At this time the ACS was a dictatorship, run by Bill. In 1973, at Bills insistence, it became organized along more democratic lines, with a charter, formal organization and officers. As Bill’s last official act, he published another book, Alabama Caves, the ACS as of 1973, which listed the caves up to number 1421, with several cross indices by location and name. This was “The Blue Book. The reorganized ACS was required to republish every 5 years and has done so. However, newer technology allows electronic publications to preempt paper editions.
Other nearby State surveys had also adopted their own coded, computerized systems based on the pioneering ACS system. At one time, Alabama, Tennessee and Georgia (TAG) met to, at least partially; standardize the codes and computer fields, so that regional statistics could be compiled. This idea was Richard Anderson’s original aim in computerizing the NSS Cave Files. Unfortunately, there is no longer a USA Cave Survey.

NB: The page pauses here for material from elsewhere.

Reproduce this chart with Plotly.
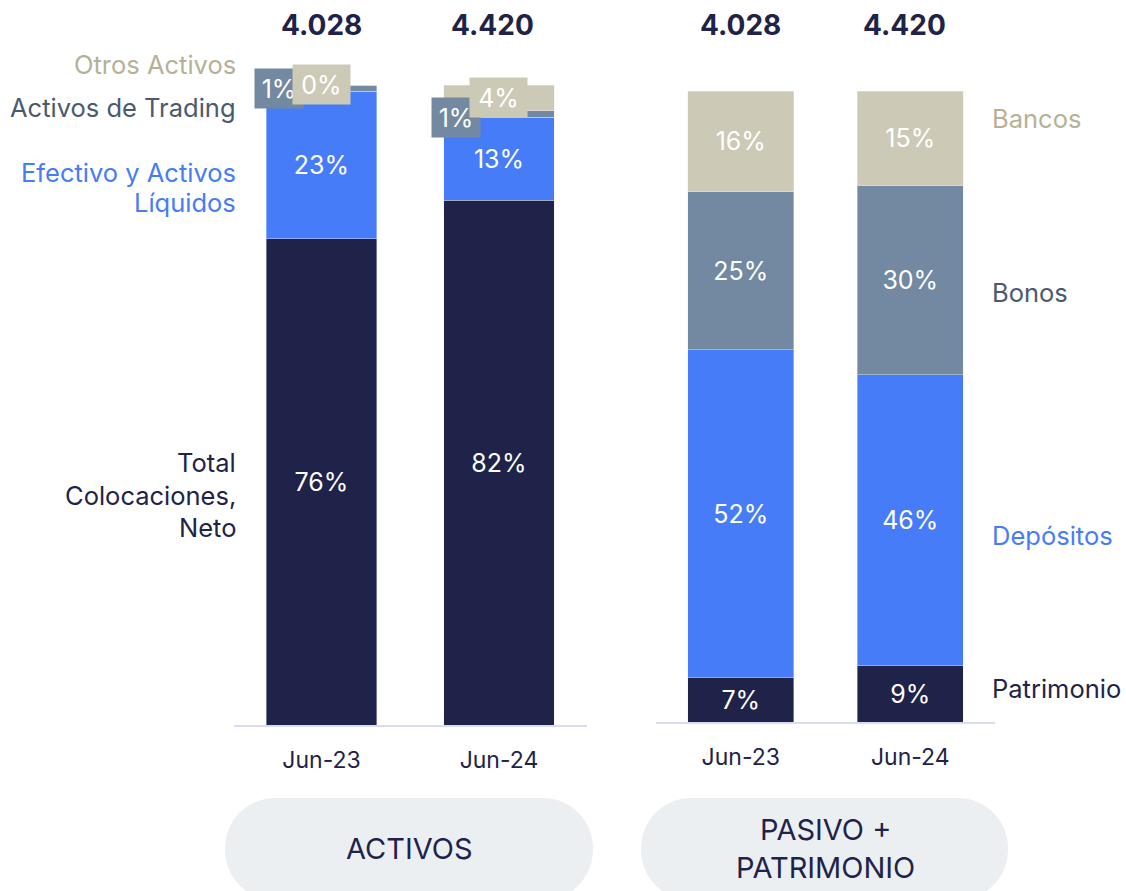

Parallel to all this, even after retiring, Dr. Jones wanted the AGS to publish collected cave data. His plan was to publish more Special Reports, county by county of the caves in that county. Working with Bill Varnedoe, the first was Circular 52, The Caves of Madison Co., published by the AGS in 1968. The next was Bulletin 112 The Caves of Morgan Co., published by the AGS in 1980. The AGS lost interest with Dr. Jones death in 1977, and although The Caves of Jackson County was being compiled and drafted, no further county cave books have been published.
In short, the ACS began with Dr. Walter B. Jones, NSS 108, in 1930. It became computerized with Bill Varnedoe, NSS 3160, in 1962, developed a formal organization in 1973 and continues today as a Section of the NSS.